Cada parte trataría a toda costa de dominar "el relato", como le gusta decir a la Presidenta. Pero es factible entrar en este terreno sólo cuando los datos no son concluyentes.
En este caso, la derrota kirchnerista fue tan grande que el esfuerzo que hizo la Presidenta fue notoriamente forzado, y se pareció a una sustitución de los hechos más que a su interpretación. La pregunta que uno puede hacerse es si se trata de una tergiversación consciente, o si el Gobierno cree realmente en su interpretación de lo que han dicho las urnas. Las dos hipótesis son preocupantes, pero la segunda es sin duda peor, porque se trataría de una ceguera que llevaría inevitablemente a problemas de corto plazo.

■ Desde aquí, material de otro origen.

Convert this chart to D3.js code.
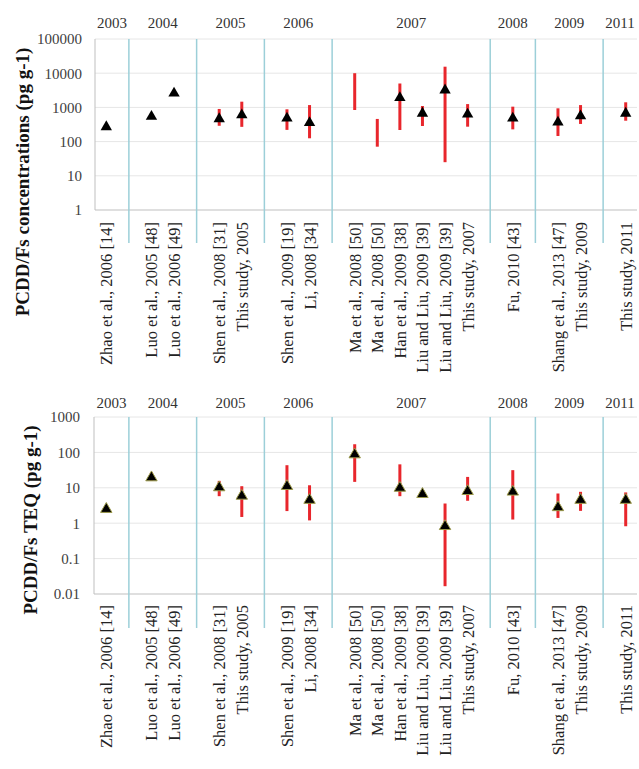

Pero si el Gobierno tiene que hacer una autocrítica que por ahora se vislumbra que no hará, también sería bueno preguntarnos en tanto sociedad cómo es que hemos dejado crecer este proyecto hegemónico, sin freno ninguno, hasta límites extremos. Es notable el grado de sobreadaptación a la prepotencia de quienes son nuestros servidores públicos, o al engaño, como ha ocurrido con la destrucción de nuestras estadísticas.
Porque si el voto fue excepcionalmente maduro, con evidencia de reflexión, corte de boletas y distribución equilibrada del poder, ¿por qué razón se ha tardado tanto en reaccionar? ¿Por qué dejamos que se dañen nuestras formas básicas de convivencia, y nuestra institucionalidad, sólo por vivir un proceso de crecimiento económico?
Mientras dilucidamos esta pregunta, tal vez haya que estar atentos a la tentación de producir un movimiento pendular que lleve ahora a una sobrerreacción.
En este sentido, el gran desafío para la Argentina de los próximos dos años es el de mantener el equilibrio. En un contexto legislativo diferente, habrá que dialogar y debatir, manteniendo la gobernabilidad. Y si en una cosa es necesario enfocar la energía en este período, llámense gobernantes, oficialistas, opositores, o simples ciudadanos de a pie, es en construir una transición no calamitosa.
Para ello, lo primero que habrá que hacer es controlar nuestra imaginación catastrófica, aquella que nos lleva naturalmente a asociar la idea de cambio con la de catástrofe y no con la de progreso.
Tenemos que demostrar colectivamente que la Argentina puede vivir alguna vez un proceso de cambio como un acto de superación, y no como una devastación que llame a una nueva instancia fundante en 2011.